Ways My Wife Saves Us Money : Ask Your Pharmacist For Cheaper Medication Edition
I told him we’d have to see how much it would cost. The full price of the medication was over $400, but with the insurance we had at the time, we only paid $24. However, we changed our medical insurance for 2015, and we would now pay a much higher cost . We have a discount medication card, but it provides much less coverage than our previous plan until our deductible was met.
My wife called the pharmacy, and found out the cream would now cost us $328.
Always seeking out ways to save us money, she started asking questions. Specifically she asked the pharmacy if there was any other medication that could be prescribed that may give us similar results. To our surprise, the pharmacist said we could get the exact medication for a fraction of the cost by simply separating the ingredients.

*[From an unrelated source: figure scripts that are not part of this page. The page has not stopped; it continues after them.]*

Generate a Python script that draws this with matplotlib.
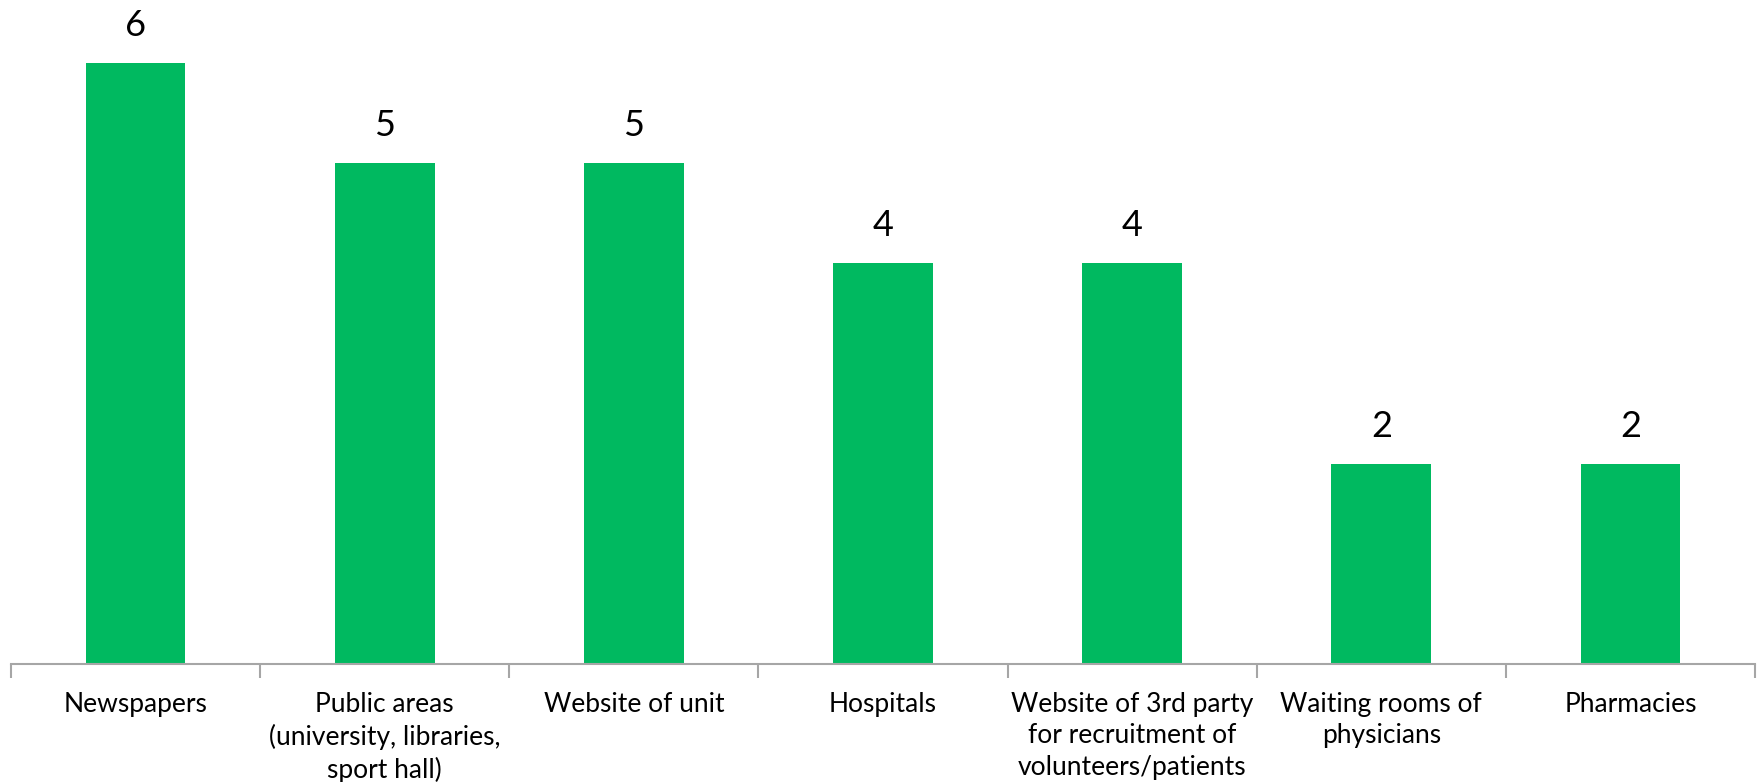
import matplotlib.pyplot as plt
import numpy as np

plt.rcParams['font.family'] = ['Lato', 'DejaVu Sans']

categories = [
    "Newspapers",
    "Public areas\n(university, libraries,\nsport hall)",
    "Website of unit",
    "Hospitals",
    "Website of 3rd party\nfor recruitment of\nvolunteers/patients",
    "Waiting rooms of\nphysicians",
    "Pharmacies",
]
counts = [6, 5, 5, 4, 4, 2, 2]

bar_color = '#00b960'
axis_color = '#a6a6a6'

fig = plt.figure(figsize=(17.6, 7.82), dpi=100)
ax = fig.add_axes([11 / 1760, 118 / 782, 1744 / 1760, 664 / 782])

x = np.arange(len(categories))
bars = ax.bar(x, counts, width=0.4, color=bar_color)

for b, v in zip(bars, counts):
    ax.text(b.get_x() + b.get_width() / 2, v + 0.21, str(v),
            ha='center', va='bottom', fontsize=26, color='black')

ax.set_xlim(-0.5, len(categories) - 0.5)
ax.set_ylim(0, 6.63)

# category names centred, tick marks on the boundaries
ax.set_xticks(x)
ax.set_xticklabels(categories, fontsize=19, linespacing=1.32)
ax.tick_params(axis='x', which='major', length=0, pad=20)
ax.set_xticks(np.arange(-0.5, len(categories), 1.0), minor=True)
ax.tick_params(axis='x', which='minor', length=10, width=1.5, color=axis_color)

ax.set_yticks([])
for side in ['top', 'right', 'left']:
    ax.spines[side].set_visible(False)
ax.spines['bottom'].set_color(axis_color)
ax.spines['bottom'].set_linewidth(1.5)

fig.savefig('out.png', dpi=100)
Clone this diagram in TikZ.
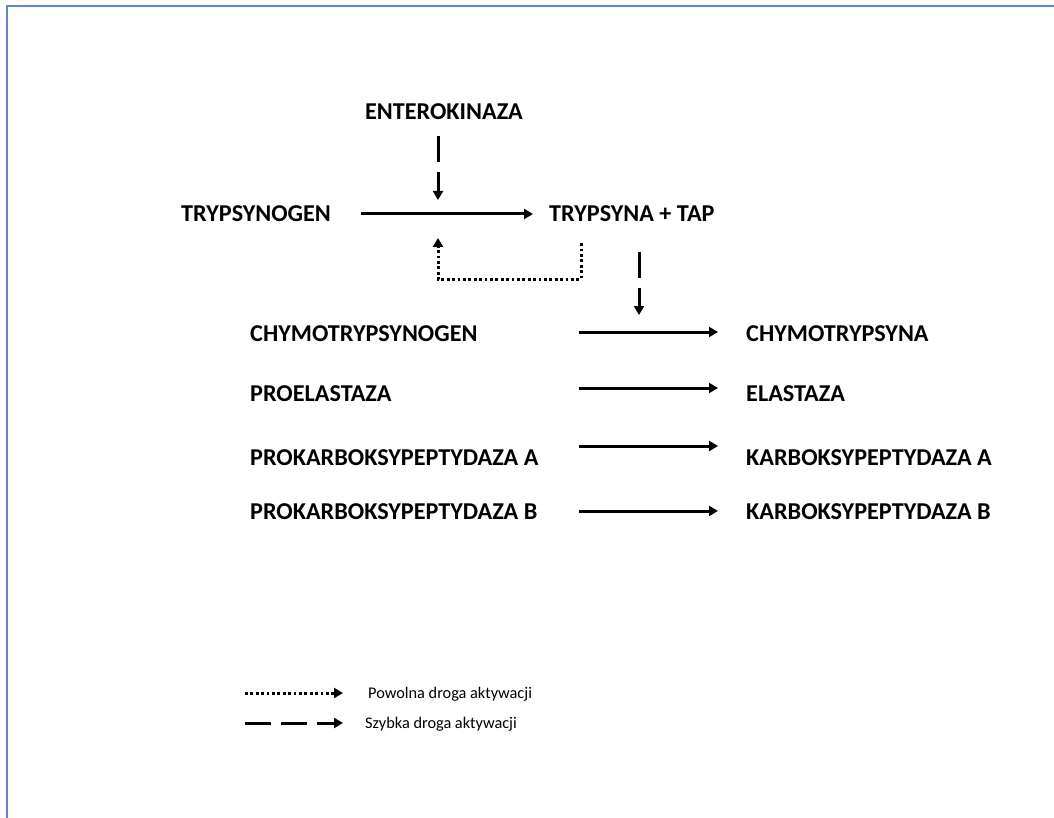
\documentclass[tikz,border=0pt]{standalone}
\usepackage{fontspec}
\setmainfont{Carlito}
\usetikzlibrary{positioning,arrows.meta,calc}
\definecolor{frameblue}{RGB}{95,135,205}

\begin{document}
\begin{tikzpicture}[
  x=1pt, y=-1pt,
  enzyme/.style={font=\fontsize{24.2}{28}\selectfont\bfseries, inner sep=0pt},
  legendtext/.style={font=\fontsize{16.3}{19}\selectfont, inner sep=0pt, anchor=base west},
  reaction/.style={line width=3pt, -{Triangle[length=9pt,width=10pt]}},
  fast/.style={reaction, dash pattern=on 26pt off 10pt},
  slow/.style={reaction, dash pattern=on 2.8pt off 2.6pt}
]
  \useasboundingbox (0,0) rectangle (1054,818);

  % Frame (top and left edge only)
  \draw[frameblue, line width=1.3pt] (7,818) -- (7,6) -- (1054,6);

  % Trypsin activation
  \node[enzyme] (entero) at (444,112) {ENTEROKINAZA};
  \node[enzyme, anchor=west] (trypsinogen) at (181,214) {TRYPSYNOGEN};
  \node[enzyme, anchor=west] (trypsin) at (549,214) {TRYPSYNA + TAP};
  \draw[reaction, shorten <=30pt, shorten >=16pt] (trypsinogen) -- (trypsin);
  \coordinate (act) at (438,213);
  \draw[fast, shorten <=16pt, shorten >=13pt] (entero.south -| act) -- (act);

  % Autoactivation loop
  \draw[slow] ([shift={(32,21)}]trypsin.south west) -- ++(0,36) -| ([shift={(0,25)}]act);

  % Zymogens -> active enzymes
  \node[enzyme, anchor=west] (chymotrypsinogen) at (250,334) {CHYMOTRYPSYNOGEN};
  \node[enzyme, anchor=west] (chymotrypsin) at (746,334) {CHYMOTRYPSYNA};
  \draw[reaction] ([shift={(-167,-2)}]chymotrypsin.west) -- ([shift={(-28,-2)}]chymotrypsin.west);
  \coordinate (cact) at ([shift={(-107,-2)}]chymotrypsin.west);
  \draw[fast, shorten <=30pt, shorten >=17pt] (trypsin.south -| cact) -- (cact);

  \node[enzyme, anchor=west] (proelastase) at (250,394) {PROELASTAZA};
  \node[enzyme, anchor=west] (elastase) at (746,394) {ELASTAZA};
  \draw[reaction] ([shift={(-167,-6)}]elastase.west) -- ([shift={(-28,-6)}]elastase.west);

  \node[enzyme, anchor=west] (procpa) at (250,458) {PROKARBOKSYPEPTYDAZA A};
  \node[enzyme, anchor=west] (cpa) at (746,458) {KARBOKSYPEPTYDAZA A};
  \draw[reaction] ([shift={(-167,-12)}]cpa.west) -- ([shift={(-28,-12)}]cpa.west);

  \node[enzyme, anchor=west] (procpb) at (250,512) {PROKARBOKSYPEPTYDAZA B};
  \node[enzyme, anchor=west] (cpb) at (746,512) {KARBOKSYPEPTYDAZA B};
  \draw[reaction] ([shift={(-167,-1)}]cpb.west) -- ([shift={(-28,-1)}]cpb.west);

  % Legend
  \node[legendtext] (slowlabel) at (368,698) {Powolna droga aktywacji};
  \node[legendtext] (fastlabel) at (365,728) {Szybka droga aktywacji};
  \draw[slow] ([shift={(-123,-5)}]slowlabel.base west) -- ([shift={(-25,-5)}]slowlabel.base west);
  \draw[fast] ([shift={(-120,-5)}]fastlabel.base west) -- ([shift={(-22,-5)}]fastlabel.base west);
\end{tikzpicture}
\end{document}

The acne cream that my son was using was made up of two different medications that are actually shipped separately, and then mixed in the pharmacy into a single container. One ingredient could be purchased over the counter, and the other would require a new prescription.
Here’s the cost breakdown:
- Clindamcycin Phosphate: Requires a prescription and costs $77 per container.
- Benzoyl Peroxide: Does not required a prescription and cost $2.90 per tube.
For $80, we would get the exact same medication that would have cost $328 had we simply refilled his current prescription. The only down side is that my son will have to apply two creams to his face each day instead of one. That’s definitely worth the savings of $248.
I’ve heard of asking the doctor to prescribe generic or a cheaper medication to save money, but I never thought of asking the pharmacist. But it makes sense, since they know how much they will charge at the cash register, the doctor doesn’t.
The pharmacy has a call in to our doctor to change my son’s prescription. By Tuesday we should have the new medication, and my son will be on his way to clearing up his acne.
We’ll have saved $248 simply by asking the pharmacist a question.
Have you ever asked a pharmacist about alternate medications? How much did it save you?